Before and after that moment, the lyric suggests that both people felt something real, but they could not live it in the same way. The issue is not a lack of feeling. It is mismatch, timing, and perspective.

How Dylan Uses Shifting Perspectives

One reason the song feels so rich is Dylan’s unusual narrative technique. Scholars and critics have long noted how Blood on the Tracks uses unstable pronouns and changing viewpoints. Dylan himself once compared his songwriting approach around this time to painting, especially the way an image can hold multiple angles at once, a point discussed in interviews collected by outlets like Rolling Stone and biographical resources such as Bob Dylan’s official site.

In this song, that means the “I” of one verse does not always feel exactly like the “I” of another. The woman also appears as both a vivid person and a symbol of a life the narrator cannot recover. That blend gives the song its dreamlike pull.

Interpretation: they may hear the song as a man chasing an old love, but they may also hear it as someone chasing an older version of himself.

Images That Carry the Meaning

Dylan packs the song with sharp images, and each one deepens the theme.

  • rain fallin' on my shoes suggests hardship and exposure.
  • burnin' coal turns poetry into something hot and alive.
  • bird that flew points to escape, but also loneliness.
  • Roads, boats, cafés, and basements all create a life in transit.

These details matter because they keep the song grounded. Even when the timeline blurs, the settings feel real. That realism makes the emotional confusion believable.

Blue, meanwhile, works on two levels. It clearly suggests sadness. But it also feels spacious and atmospheric, like a color spread over the whole song. The narrator is not suffering in one single moment. He is living inside a mood.

How the Sound Keeps the Story Rolling

The production helps explain the meaning of Tangled up in Blue Bob Dylan just as much as the words do. The album version runs on acoustic guitar, bass, drums, and a steady groove that feels almost casual. That matters because the song never sounds melodramatic.

Instead, the music moves with the plainspoken confidence of a traveler telling a story they have told themselves many times. Dylan’s singing is conversational, even when the feelings underneath are bruised. The result is a contrast: the arrangement keeps going forward while the lyric keeps glancing backward.

That push and pull is the whole emotional engine of the track.

Why the Song Endures

The song lasts because it does not pretend life makes neat sense. People leave. They meet again. They misread each other. They keep changing. And even when they understand what happened, that understanding comes too late to untie the knot.

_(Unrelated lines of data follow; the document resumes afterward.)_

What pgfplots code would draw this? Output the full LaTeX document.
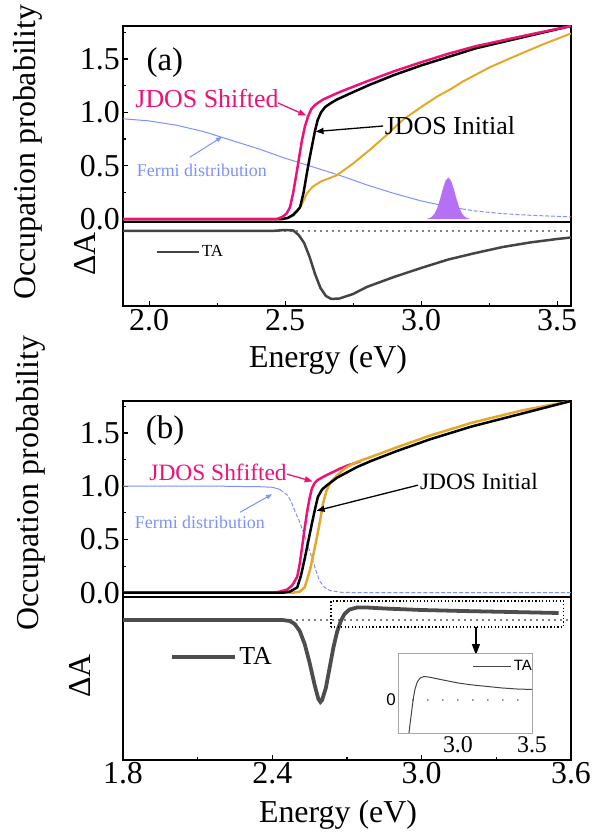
\documentclass[border=0pt]{standalone}
\usepackage{pgfplots}
\pgfplotsset{compat=1.18}
\usepackage{fontspec}
\setmainfont{Liberation Serif}
\newfontfamily\arialf{Liberation Sans}
\usetikzlibrary{arrows.meta}
\definecolor{cpink}{RGB}{238,18,120}
\definecolor{corange}{RGB}{228,168,40}
\definecolor{cblue}{RGB}{125,145,255}
\definecolor{cpurple}{RGB}{182,112,245}
\definecolor{cgray}{RGB}{68,68,68}
\newcommand{\fs}[1]{\fontsize{#1}{#1}\selectfont}
\pgfplotsset{
  base/.style={scale only axis, anchor=south west, width=448bp,
    axis line style={line width=2.6pt}, tick align=inside,
    tick style={black, line width=1.2pt}, major tick length=5bp, minor tick length=3bp,
    xticklabel style={font=\fs{32}},
    yticklabel style={font=\fs{32}, inner sep=3pt}},
  dotz/.style={black, line width=1.6pt, line cap=round, dash pattern=on 0pt off 6bp},
}
\begin{document}
\begin{tikzpicture}
\useasboundingbox (0,0) rectangle (595bp,836bp);

% ================= panel (a) upper =================
\begin{axis}[base, at={(123bp,614bp)}, height=196bp,
  xmin=1.904, xmax=3.551, ymin=-0.028, ymax=1.81,
  xtick=\empty, ytick={0,0.5,1,1.5}, yticklabels={0.0,0.5,1.0,1.5},
  minor ytick={0.25,0.75,1.25,1.75}, ytick pos=left]
\addplot[cblue, line width=1pt] coordinates {(1.904,0.94)(2.0,0.92)(2.1,0.88)(2.2,0.82)(2.3,0.74)(2.4,0.66)(2.5,0.57)(2.6,0.49)(2.7,0.41)(2.8,0.32)(2.9,0.24)(3.0,0.17)(3.1,0.115)(3.15,0.095)};
\addplot[cblue, line width=1pt, dash pattern=on 4pt off 2pt] coordinates {(3.15,0.095)(3.2,0.075)(3.3,0.05)(3.4,0.035)(3.5,0.025)(3.551,0.02)};
\addplot[fill=cpurple, draw=none] coordinates {(3.02,0.002)(3.03,0.008)(3.04,0.022)(3.05,0.053)(3.06,0.108)(3.07,0.19)(3.08,0.283)(3.09,0.36)(3.10,0.39)(3.11,0.36)(3.12,0.283)(3.13,0.19)(3.14,0.108)(3.15,0.053)(3.16,0.022)(3.17,0.008)(3.18,0.002)} \closedcycle;
\addplot[corange, line width=2pt] coordinates {(1.904,0)(2.49,0)(2.51,0.01)(2.53,0.03)(2.545,0.07)(2.56,0.13)(2.58,0.24)(2.60,0.30)(2.63,0.35)(2.66,0.38)(2.69,0.41)(2.75,0.52)(2.812,0.65)(2.87,0.78)(2.933,0.93)(3.0,1.05)(3.06,1.15)(3.11,1.22)(3.154,1.29)(3.25,1.42)(3.33,1.51)(3.45,1.64)(3.551,1.74)};
\addplot[black, line width=2.5pt] coordinates {(1.904,0)(2.49,0)(2.51,0.01)(2.53,0.04)(2.545,0.08)(2.555,0.11)(2.568,0.25)(2.58,0.43)(2.59,0.57)(2.6,0.70)(2.61,0.83)(2.62,0.93)(2.632,1.0)(2.647,1.05)(2.67,1.09)(2.69,1.12)(2.75,1.19)(2.812,1.26)(2.9,1.35)(3.0,1.44)(3.1,1.52)(3.2,1.60)(3.3,1.66)(3.4,1.72)(3.551,1.81)};
\addplot[cpink, line width=2.5pt] coordinates {(1.904,0)(2.47,0)(2.49,0.02)(2.505,0.05)(2.518,0.11)(2.53,0.25)(2.544,0.46)(2.553,0.60)(2.562,0.74)(2.573,0.87)(2.584,0.96)(2.596,1.03)(2.61,1.07)(2.639,1.12)(2.7,1.19)(2.8,1.29)(2.9,1.385)(3.0,1.47)(3.1,1.55)(3.2,1.62)(3.3,1.675)(3.4,1.73)(3.551,1.81)};
\node[text=cpink, font=\fs{26}] at (axis cs:2.213,1.126) {JDOS Shifted};
\draw[cpink, line width=1.3pt, -{Triangle[length=8pt,width=6pt]}] (axis cs:2.474,1.088) -- (axis cs:2.578,0.97);
\node[font=\fs{26}] at (axis cs:3.106,0.88) {JDOS Initial};
\draw[black, line width=1.3pt, -{Triangle[length=8pt,width=6pt]}] (axis cs:2.86,0.872) -- (axis cs:2.612,0.82);
\node[text=cblue, font=\fs{18}] at (axis cs:2.194,0.46) {Fermi distribution};
\draw[cblue, line width=1pt, -{Triangle[length=6pt,width=4.5pt]}] (axis cs:2.15,0.58) -- (axis cs:2.268,0.77);
\node[font=\fs{33}] at (axis cs:2.058,1.47) {(a)};
\end{axis}

% ================= panel (a) lower =================
\begin{axis}[base, at={(123bp,530bp)}, height=84bp,
  xmin=1.904, xmax=3.551, ymin=-7.5, ymax=0.9,
  ytick=\empty, xtick={2,2.5,3,3.5}, xticklabels={2.0,2.5,3.0,3.5},
  minor xtick={2.25,2.75,3.25}, xtick pos=bottom,
  legend style={at={(axis cs:2.022,-2.1)}, anchor=west, draw=none, fill=none, font=\fs{17}, inner sep=0pt},
  legend image code/.code={\draw[#1] (0bp,0bp) -- (42bp,0bp);}]
\addplot[dotz, forget plot] coordinates {(1.904,0)(3.551,0)};
\addplot[cgray, line width=2.5pt] coordinates {(1.904,0)(2.45,0)(2.50,0.1)(2.53,0.05)(2.55,-0.4)(2.57,-1.2)(2.59,-2.6)(2.61,-4.3)(2.63,-5.7)(2.65,-6.5)(2.67,-6.8)(2.70,-6.75)(2.75,-6.3)(2.8,-5.6)(2.9,-4.6)(3.0,-3.7)(3.1,-2.85)(3.2,-2.2)(3.3,-1.6)(3.4,-1.15)(3.5,-0.8)(3.551,-0.65)};
\addlegendentry{TA}
\end{axis}

% ================= panel (b) upper =================
\begin{axis}[base, at={(123bp,239bp)}, height=196bp,
  xmin=1.8, xmax=3.6, ymin=-0.04, ymax=1.80,
  xtick=\empty, ytick={0,0.5,1,1.5}, yticklabels={0.0,0.5,1.0,1.5},
  minor ytick={0.25,0.75,1.25,1.75}, ytick pos=left]
\addplot[cblue, line width=1pt] coordinates {(1.8,1.0)(2.2,1.0)(2.35,0.995)(2.40,0.99)(2.43,0.97)};
\addplot[cblue, line width=1pt, dash pattern=on 4pt off 2pt] coordinates {(2.43,0.97)(2.459,0.92)(2.475,0.86)(2.49,0.77)(2.507,0.68)(2.523,0.58)(2.54,0.46)(2.559,0.33)(2.575,0.21)(2.59,0.11)(2.61,0.05)(2.632,0.02)(2.68,0.003)(2.8,0)(3.6,0)};
\addplot[cpink, line width=2.5pt] coordinates {(1.8,0)(2.40,0)(2.43,0.01)(2.46,0.03)(2.48,0.07)(2.5,0.15)(2.51,0.27)(2.519,0.42)(2.529,0.59)(2.539,0.75)(2.549,0.88)(2.559,0.98)(2.57,1.03)(2.583,1.06)(2.61,1.095)(2.632,1.12)(2.67,1.163)(2.70,1.193)(2.73,1.215)(2.755,1.235)};
\addplot[corange, line width=2.5pt] coordinates {(1.8,0)(2.48,0)(2.51,0.01)(2.53,0.05)(2.551,0.21)(2.565,0.36)(2.579,0.52)(2.592,0.68)(2.604,0.84)(2.618,0.96)(2.632,1.03)(2.66,1.10)(2.69,1.165)(2.73,1.218)(2.76,1.245)(2.8,1.278)(2.9,1.365)(3.033,1.475)(3.2,1.595)(3.4,1.71)(3.6,1.80)};
\addplot[black, line width=2.5pt] coordinates {(1.8,0)(2.44,0)(2.47,0.01)(2.5,0.05)(2.515,0.16)(2.531,0.33)(2.545,0.49)(2.559,0.65)(2.571,0.78)(2.583,0.90)(2.60,0.97)(2.62,1.01)(2.66,1.08)(2.70,1.13)(2.74,1.18)(2.8,1.24)(2.9,1.33)(3.033,1.44)(3.2,1.56)(3.4,1.68)(3.6,1.80)};
\node[text=cpink, font=\fs{23.5}] at (axis cs:2.182,1.13) {JDOS Shfifted};
\draw[cpink, line width=1.3pt, -{Triangle[length=8pt,width=6pt]}] (axis cs:2.459,1.113) -- (axis cs:2.562,1.045);
\node[font=\fs{23.5}] at (axis cs:3.23,1.04) {JDOS Initial};
\draw[black, line width=1.3pt, -{Triangle[length=8pt,width=6pt]}] (axis cs:2.985,1.01) -- (axis cs:2.578,0.77);
\node[text=cblue, font=\fs{18}] at (axis cs:2.109,0.66) {Fermi distribution};
\draw[cblue, line width=1pt, -{Triangle[length=6pt,width=4.5pt]}] (axis cs:2.27,0.755) -- (axis cs:2.399,0.925);
\node[font=\fs{33}] at (axis cs:1.969,1.52) {(b)};
\end{axis}

% ================= panel (b) lower =================
\begin{axis}[base, at={(123bp,76bp)}, height=163bp,
  xmin=1.8, xmax=3.6, ymin=-14, ymax=2.3,
  ytick=\empty, xtick={1.8,2.4,3.0,3.6}, xticklabels={1.8,2.4,3.0,3.6},
  minor xtick={2.1,2.7,3.3}, xtick pos=bottom,
  xticklabel style={inner sep=2pt},
  legend style={at={(axis cs:1.99,-3.7)}, anchor=west, draw=none, fill=none, font=\fs{26}, inner sep=0pt},
  legend image code/.code={\draw[#1] (0bp,0bp) -- (63bp,0bp);}]
\addplot[dotz, forget plot] coordinates {(1.8,0)(3.6,0)};
\addplot[cgray!95, line width=3.8pt] coordinates {(1.8,0)(2.44,0)(2.47,-0.1)(2.49,-0.4)(2.51,-1.1)(2.53,-2.4)(2.55,-4.3)(2.57,-6.5)(2.585,-7.9)(2.593,-8.2)(2.60,-8.0)(2.615,-6.8)(2.63,-4.8)(2.645,-2.8)(2.66,-1.2)(2.675,-0.1)(2.69,0.6)(2.71,1.05)(2.74,1.25)(2.78,1.25)(2.85,1.15)(3.0,1.0)(3.2,0.88)(3.4,0.78)(3.55,0.7)};
\addlegendentry{TA}
\draw[black, line width=1.3pt, dash pattern=on 1.3pt off 2.2pt] (axis cs:2.636,-0.7) rectangle (axis cs:3.57,1.9);
\draw[black, line width=1.2pt, -{Triangle[length=11pt,width=8pt]}] (axis cs:3.218,-0.7) -- (axis cs:3.218,-3.5);
\end{axis}

% ================= inset =================
\begin{axis}[scale only axis, anchor=south west, at={(398bp,103bp)}, width=134bp, height=80bp,
  xmin=2.595, xmax=3.5, ymin=-3.3, ymax=4.7,
  axis background/.style={fill=white},
  axis line style={black!35, line width=0.9pt},
  xtick={3,3.5}, xticklabels={3.0,3.5}, ytick={0}, yticklabels={0},
  major tick length=0pt, xtick pos=bottom, ytick pos=left,
  xticklabel style={font=\fs{24}, inner sep=3pt},
  yticklabel style={font=\arialf\fs{17}, inner sep=2pt},
  legend style={at={(axis cs:3.10,3.4)}, anchor=west, draw=none, fill=none, font=\arialf\fs{15}, inner sep=0pt},
  legend image code/.code={\draw[#1] (0bp,0bp) -- (38bp,0bp);}]
\addplot[black, line width=1.4pt, line cap=round, dash pattern=on 0pt off 15bp, forget plot] coordinates {(2.695,0)(3.45,0)};
\addplot[cgray, line width=1pt] coordinates {(2.669,-3.3)(2.68,-2.0)(2.69,-0.8)(2.70,0.3)(2.71,1.1)(2.725,1.8)(2.745,2.2)(2.77,2.35)(2.8,2.3)(2.9,2.0)(3.0,1.7)(3.1,1.5)(3.2,1.35)(3.3,1.2)(3.4,1.1)(3.5,1.05)};
\addlegendentry{TA}
\end{axis}

% ================= axis labels =================
\node[rotate=90, font=\fs{32}] at (28bp,684bp) {Occupation probability};
\node[rotate=90, font=\fs{32}] at (85bp,582bp) {ΔA};
\node[font=\fs{32}] at (328bp,476bp) {Energy (eV)};
\node[rotate=90, font=\fs{32}] at (31bp,353bp) {Occupation probability};
\node[rotate=90, font=\fs{32}] at (80bp,160bp) {ΔA};
\node[font=\fs{32}] at (338bp,21bp) {Energy (eV)};
\end{tikzpicture}
\end{document}
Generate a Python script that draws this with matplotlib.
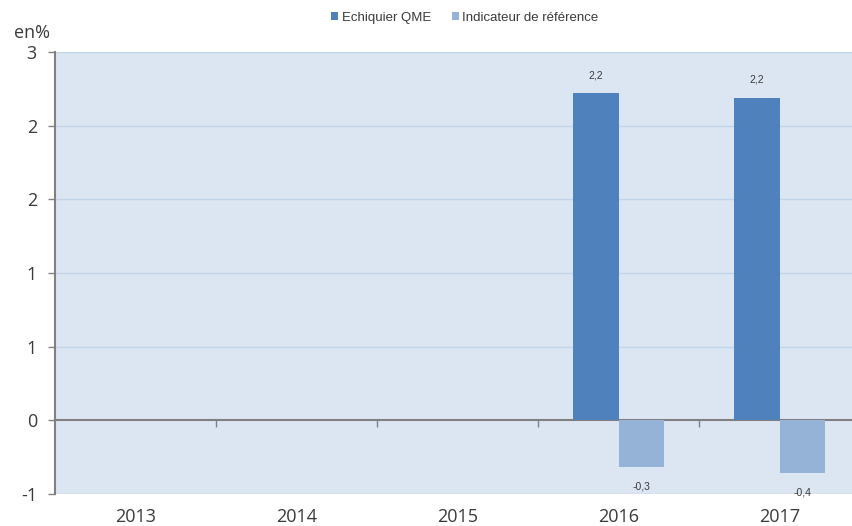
import matplotlib
matplotlib.use("Agg")
import matplotlib.pyplot as plt
import numpy as np

categories = ["2013", "2014", "2015", "2016", "2017"]
echiquier = [np.nan, np.nan, np.nan, 2.22, 2.19]
indicateur = [np.nan, np.nan, np.nan, -0.32, -0.36]
labels_echiquier = ["", "", "", "2,2", "2,2"]
labels_indicateur = ["", "", "", "-0,3", "-0,4"]
yticks = [-0.5, 0, 0.5, 1, 1.5, 2, 2.5]
yticklabels = ["-1", "0", "1", "1", "2", "2", "3"]
series_names = ["Echiquier QME", "Indicateur de référence"]

c_dark = "#4f81bd"
c_light = "#95b3d7"
bg = "#dce6f2"
grid_c = "#c3d4ea"
axis_c = "#808080"
text_c = "#3a3a3a"

fig = plt.figure(figsize=(8.53, 5.26), dpi=100)
ax = fig.add_axes([55/853, 32/526, 1 - 55/853, (494-52)/526])
ax.set_facecolor(bg)

x = np.arange(len(categories))
w = 0.285
b1 = ax.bar(x - w/2, echiquier, w, color=c_dark, label=series_names[0], zorder=3)
b2 = ax.bar(x + w/2, indicateur, w, color=c_light, label=series_names[1], zorder=3)

for xi, v, lab in zip(x, echiquier, labels_echiquier):
    if lab:
        ax.annotate(lab, (xi - w/2, v), xytext=(0, 13), textcoords="offset points",
                    ha="center", va="center", fontsize=7.5, color=text_c,
                    family="Liberation Sans")
for xi, v, lab in zip(x, indicateur, labels_indicateur):
    if lab:
        ax.annotate(lab, (xi + w/2, v), xytext=(0, -13.5), textcoords="offset points",
                    ha="center", va="center", fontsize=7.5, color=text_c,
                    family="Liberation Sans")

ax.set_ylim(-0.5, 2.5)
ax.set_xlim(-0.5, (853 - 55) / 161 - 0.5)
ax.set_yticks(yticks)
ax.set_yticklabels(yticklabels, family="Open Sans", fontsize=13, color=text_c)
ax.tick_params(axis="y", length=5, width=1, color=axis_c, direction="out", pad=8)
for t in yticks:
    if t != 0:
        ax.axhline(t, color=grid_c, lw=1, zorder=1)

ax.set_xticks(x)
ax.set_xticklabels(categories, family="Open Sans", fontsize=13, color=text_c)
ax.tick_params(axis="x", length=0, pad=10)

for s in ["top", "right", "bottom"]:
    ax.spines[s].set_visible(False)
ax.spines["left"].set_color(axis_c)
ax.spines["left"].set_linewidth(1.5)

# zero axis with category tick marks
zero_frac = (0 - (-0.5)) / 3.0
sec = ax.secondary_xaxis(zero_frac)
sec.set_xticks(np.arange(len(categories) - 1) + 0.5)
sec.set_xticklabels([])
sec.tick_params(length=5, width=1, color=axis_c, direction="out")
sec.spines["bottom"].set_color(axis_c)
sec.spines["bottom"].set_linewidth(1.5)
for s in ["top", "left", "right"]:
    if s in sec.spines:
        sec.spines[s].set_visible(False)

fig.text(14/853, 1 - 33/526, "en%", family="Open Sans", fontsize=13, color=text_c,
         ha="left", va="center")

leg = fig.legend(handles=[b1, b2], loc="center", bbox_to_anchor=(0.545, 1 - 18/526),
                 ncol=2, frameon=False, prop={"family": "Liberation Sans", "size": 9.5},
                 handlelength=0.55, handleheight=0.55, handletextpad=0.25, columnspacing=1.6,
                 labelcolor=text_c)

fig.savefig("out.png", dpi=100)
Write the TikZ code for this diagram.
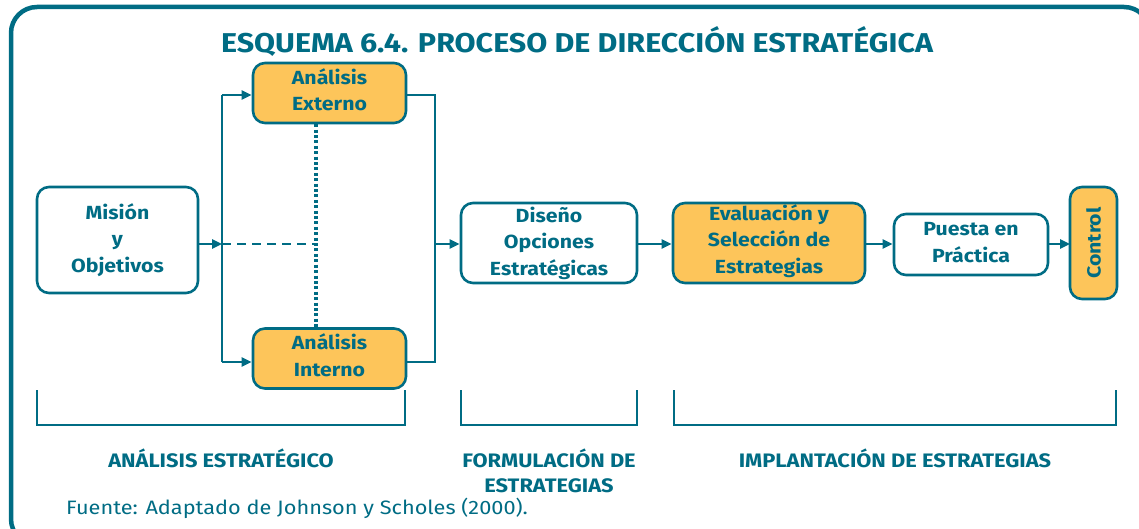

So the core meaning is bigger than romance. It is about identity under pressure from time. It is about how memory edits, rearranges, and haunts. Most of all, it is about living with unfinished feelings.

For many listeners, that is why the song still hits hard: it treats confusion not as failure, but as part of being alive.

Disclaimer: This interpretation mixes documented context with informed reading. Like many Bob Dylan songs, “Tangled up in Blue” remains open to more than one valid meaning.